If all w=1 then division by w does nothing and we achieve an orthographic projection. Orthographic projections used for blueprints, maps, birds-eye views, and other images where the projected size of an object should be independent from its distance from the camera.
We view the 3D world from a point inside that world, with closer objects appearing larger than more distant objects.
A naive approach to implementing this would be to have w be the distance a vertex is from that viewing point. That, however, will not work in practice: division by w will project points onto a sphere, not a plane, and spheres do not have the required preservation of straight lines.
Instead, we set w to the distance
along a single axis that the vertex is from that viewing point;
that axis is called the forward
direction of the viewer. Thus, a
vertex beside the viewer is neither forward nor backwards from it and
will be given w=0. Setting ws in this way projects vertices onto a plane
instead of a sphere, while still giving the expected sense of depth.
A note about z
A naive implementation of perspective projection will make w = z, but that will mess up clipping and make a depth buffer useless.
When providing data for future perspective projection, we pick a near and far distance and modify z so that points at the near distance will have \frac{z}{w} = -1 and points at the far distance will have \frac{z}{w} = 1.
Commonly, this is achieved using a matrix like the following
(possibly differing in sign depending on if +z or -z is
taken as forward
), called the projection matrix
: \begin{bmatrix}
s_x & 0 & 0 & 0 \\
0 & s_y & 0 & 0 \\
0 & 0 &
\frac{\text{far}+\text{near}}{\text{far}-\text{near}}&
\frac{-2\cdot\text{near}\cdot\text{far}}{\text{far}-\text{near}}\\
0 & 0 & 1 & 0 \\
\end{bmatrix}\begin{bmatrix}
x\\y\\z\\1\end{bmatrix}
Often, orthographic and perspective projections are described as the only two options provided by the GPU’s homogeneous normalization approach, but technically that is not correct.

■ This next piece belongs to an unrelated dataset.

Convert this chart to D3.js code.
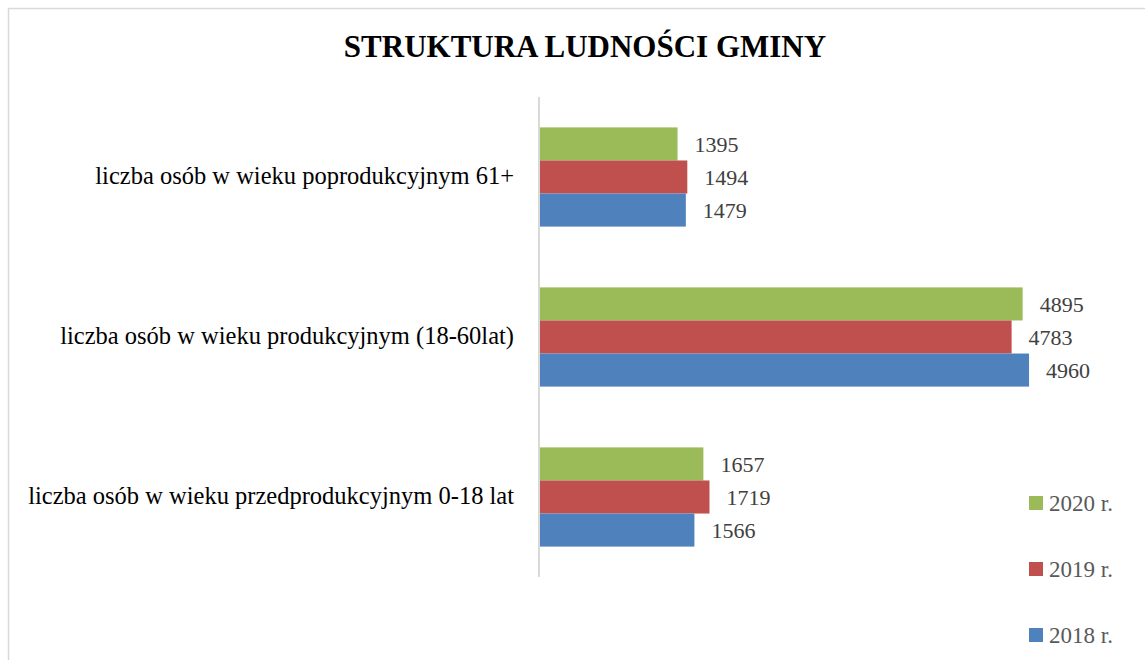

It can also be used to create projections of points in non-Eucliean geometries. For elliptic geometries ws can be used to realize the hyperspherical model; for hyperbolic geometries, ws can be used to realize the Minkowski model. In both cases, w should be additionally augmented by a distance term if a perspective (instead of orthographic) projection in the geometry is desired.